Libya: Unending American hostility
If I could publicly ask our beloved president one question, it would be this: "Mr. President, in your short time in office you've waged war against six countries — Iraq, Afghanistan, Pakistan, Somalia, Yemen and Libya. This makes me wonder something. With all due respect: What is wrong with you?"
The American media has done its best to dismiss or ignore Libyan charges that NATO/US missiles have been killing civilians (the people they're supposedly protecting), at least up until the recent bombing "error" that was too blatant to be covered up. But who in the mainstream media has questioned the NATO/US charges that Libya was targeting and "massacring" Libyan civilians a few months ago, which, we've been told, is the reason for the Western powers attacks? Don't look to Al Jazeera for such questioning. The government of Qatar, which owns the station, has a deep-seated animosity toward Libyan leader Muammar Gaddafi and was itself a leading purveyor of the Libyan "massacre" stories, as well as playing a military role in the war against Tripoli. Al Jazeera's reporting on the subject has been so disgraceful I've stopped looking at the station.
Alain Juppé, Foreign Minister of France, which has been the leading force behind the attacks on Libya, spoke at the Brookings Institution in Washington on June 7. After his talk he was asked a question from the audience by local activist Ken Meyercord:
"An American observer of events in Libya has commented: 'The evidence was not persuasive that a large-scale massacre or genocide was either likely or imminent.' That comment was made by Richard Haass, President of our Council on Foreign Relations. If Mr. Haass is right, and he's a fairly knowledgeable fellow, then what NATO has done in Libya is attack a country that wasn't threatening anyone; in other words, aggression. Are you at all concerned that as NATO deals more and more death and destruction on the people of Libya that the International Criminal Court may decide that you and your friends in the Naked Aggression Treaty Organization should be prosecuted rather than Mr. Gaddafi?"
Monsieur Juppé then stated, without attribution, somebody's estimate that 15,000 Libyan civilians had been killed by pro-Gaddafi forces. To which Mr. Meyercord replied: "So where are the 15,000 bodies?" M. Juppé failed to respond to this, although in the tumult caused bt the first question, it was not certain that he had heard the second one. (For a counter-view of the Libyan "massacre" stories, see this video.)
It should be noted that, as of June 30, NATO had flown 13,184 air missions (sorties) over Libya, 4,963 of which are described as strike sorties. You can find the latest figures on the Allied Command Operations website.
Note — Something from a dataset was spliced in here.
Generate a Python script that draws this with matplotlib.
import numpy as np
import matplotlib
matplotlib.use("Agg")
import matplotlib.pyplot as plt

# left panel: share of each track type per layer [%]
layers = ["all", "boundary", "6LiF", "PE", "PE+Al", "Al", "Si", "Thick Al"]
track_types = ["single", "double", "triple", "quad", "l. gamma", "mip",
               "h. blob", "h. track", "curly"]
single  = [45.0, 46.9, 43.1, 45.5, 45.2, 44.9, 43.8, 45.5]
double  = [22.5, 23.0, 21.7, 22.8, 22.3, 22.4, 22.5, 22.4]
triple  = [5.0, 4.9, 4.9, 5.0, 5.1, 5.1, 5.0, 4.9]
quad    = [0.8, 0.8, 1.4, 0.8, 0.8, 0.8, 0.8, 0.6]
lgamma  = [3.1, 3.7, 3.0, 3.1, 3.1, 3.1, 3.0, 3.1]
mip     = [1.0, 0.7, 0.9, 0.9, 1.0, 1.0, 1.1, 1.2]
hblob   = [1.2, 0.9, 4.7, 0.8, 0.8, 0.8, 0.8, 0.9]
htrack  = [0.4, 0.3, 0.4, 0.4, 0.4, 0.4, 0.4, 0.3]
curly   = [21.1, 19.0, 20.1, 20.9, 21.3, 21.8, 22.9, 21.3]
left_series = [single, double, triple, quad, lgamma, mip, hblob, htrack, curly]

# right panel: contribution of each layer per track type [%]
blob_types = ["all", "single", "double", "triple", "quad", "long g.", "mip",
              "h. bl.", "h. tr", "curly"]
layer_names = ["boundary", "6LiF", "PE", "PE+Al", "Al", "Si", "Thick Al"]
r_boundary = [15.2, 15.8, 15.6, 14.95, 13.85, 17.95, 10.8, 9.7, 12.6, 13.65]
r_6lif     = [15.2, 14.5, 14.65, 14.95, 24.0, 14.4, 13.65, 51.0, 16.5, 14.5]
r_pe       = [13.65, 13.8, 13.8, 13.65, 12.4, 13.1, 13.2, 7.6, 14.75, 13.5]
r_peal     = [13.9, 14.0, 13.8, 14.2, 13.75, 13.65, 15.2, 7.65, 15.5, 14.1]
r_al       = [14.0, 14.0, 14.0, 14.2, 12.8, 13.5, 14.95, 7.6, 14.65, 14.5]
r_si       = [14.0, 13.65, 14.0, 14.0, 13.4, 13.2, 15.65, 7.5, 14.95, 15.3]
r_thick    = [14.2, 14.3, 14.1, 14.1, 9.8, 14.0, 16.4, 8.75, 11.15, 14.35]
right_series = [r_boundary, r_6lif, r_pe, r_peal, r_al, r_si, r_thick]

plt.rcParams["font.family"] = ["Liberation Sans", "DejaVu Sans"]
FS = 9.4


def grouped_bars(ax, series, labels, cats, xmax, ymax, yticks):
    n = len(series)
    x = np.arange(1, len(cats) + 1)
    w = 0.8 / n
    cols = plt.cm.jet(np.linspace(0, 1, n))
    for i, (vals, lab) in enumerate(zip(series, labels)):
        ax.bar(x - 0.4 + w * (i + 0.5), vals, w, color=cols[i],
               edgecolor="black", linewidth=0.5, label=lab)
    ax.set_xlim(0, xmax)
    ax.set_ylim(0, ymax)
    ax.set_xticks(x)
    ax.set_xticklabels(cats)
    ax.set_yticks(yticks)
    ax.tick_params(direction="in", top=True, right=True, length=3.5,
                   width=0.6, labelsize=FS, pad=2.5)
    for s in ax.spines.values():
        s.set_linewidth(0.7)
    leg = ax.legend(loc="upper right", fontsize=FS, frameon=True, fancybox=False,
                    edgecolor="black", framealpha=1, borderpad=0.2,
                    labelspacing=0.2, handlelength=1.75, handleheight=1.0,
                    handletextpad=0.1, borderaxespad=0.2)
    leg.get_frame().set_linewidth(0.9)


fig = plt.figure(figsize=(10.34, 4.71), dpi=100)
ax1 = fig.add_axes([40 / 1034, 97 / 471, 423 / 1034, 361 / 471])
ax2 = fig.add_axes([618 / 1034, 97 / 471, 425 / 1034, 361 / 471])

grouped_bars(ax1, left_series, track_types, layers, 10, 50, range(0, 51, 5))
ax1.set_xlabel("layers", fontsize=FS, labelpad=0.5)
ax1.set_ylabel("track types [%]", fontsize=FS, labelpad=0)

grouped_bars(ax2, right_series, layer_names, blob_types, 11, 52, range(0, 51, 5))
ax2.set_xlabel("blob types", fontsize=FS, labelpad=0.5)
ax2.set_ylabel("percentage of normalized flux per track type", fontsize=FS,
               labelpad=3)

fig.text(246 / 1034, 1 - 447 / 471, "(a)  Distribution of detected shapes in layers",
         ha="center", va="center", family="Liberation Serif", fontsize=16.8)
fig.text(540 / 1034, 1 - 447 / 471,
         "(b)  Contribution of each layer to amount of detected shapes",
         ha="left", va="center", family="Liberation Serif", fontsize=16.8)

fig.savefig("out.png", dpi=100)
If any foreign power fired missiles at the United States would Barack Obama regard that as an act of war? If the US firing hundreds of missiles at Libya is not an act of war, as Obama insists (to avoid having to declare war as required by US law), then the deaths resulting from the missile attacks are murder. That's it. It's either war or murder. To the extent there's a difference between the two.
It should be further noted that since Gaddafi came to power in 1969 there has virtually never been a sustained period when the United States has been prepared to treat him and the many positive changes he's instituted in Libya and Africa with any respect. For a history of this hostility, including the continual lies and scare campaigns, see my Libya chapter in Killing Hope.